In November 1998, the RO received a copy of the veteran's death certificate, which stated that he had died on September 6, 1996; that his marital status was "divorced"; and that listed under surviving spouse "[n]one." R. at 45. In December 1999, the appellant submitted several personal statements, several affidavits, and several letters purportedly written by the veteran to the appellant. R. at 69-101. Among these materials was the affidavit of Paul Rice, which stated:
I witnessed Mr. Hensler go to Waco to pick up Kathryn Hensler at the airport, where she was arriving from federal prison. And I witnessed her return and her staying for several days before he took her to the bus in Temple to go to a halfway house in San Antonio.... Paul often referred to Kathryn as "his wife" and he often expressed that she would return home as soon as she was able and that they would remarry, and they appeared to be living together as man and wife while she was there and represented themselves to the public as if still married.
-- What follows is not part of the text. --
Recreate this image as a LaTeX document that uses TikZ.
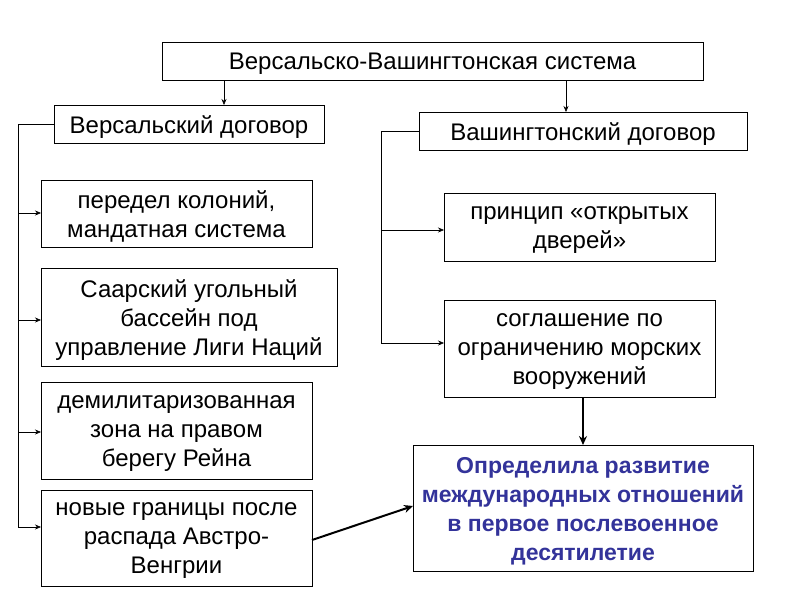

Kathryn also expressed the intent to return home once able and referred to Paul as her "husband".
**2 R. at 100-01.
In one August 1995 letter purportedly written to the appellant from the veteran while the appellant was in prison, the veteran said that if the appellant promised "no Friday night drinking (or otherwise), no fights, no involving me in the lawsuits, and the other things I deplored in that letter, write me about it, and I may reconsider what I said about not being a part of your life anymore." R. at 98. In another August 1995 letter, the veteran is purported to have written to the appellant that "if you want to stay with me after you get out, you have to behave because I am sick and cannot handle much stress." R. at 99. In an April 2001 VA regional office (RO) decision, it was determined that the appellant was not entitled to VA death benefits due to the death of the veteran because she was not recognized as the veteran's surviving spouse. R. at 170. She appealed to the Board. In its decision here on appeal, the Board determined that the appellant was not entitled to VA death benefits as the surviving spouse of the veteran. R. at 3. In making its decision, the Board stated the relevant Texas law regarding common-law marriage, and then stated, as to the appellant's evidence regarding any such common-law marriage: "In this case, other than the appellant's self-serving statements that she had an informal marriage with the veteran after their divorce, there is absolutely no other credible evidence of record in support of her claim.... Moreover, in May 1995 letters which the veteran purportedly wrote to the appellant, it is clear that they were not living together, as she was incarcerated at the time. The Board finds that these documents wholly vitiate any current, self-serving assertion that a common-law marriage existed between 1993 and 1996."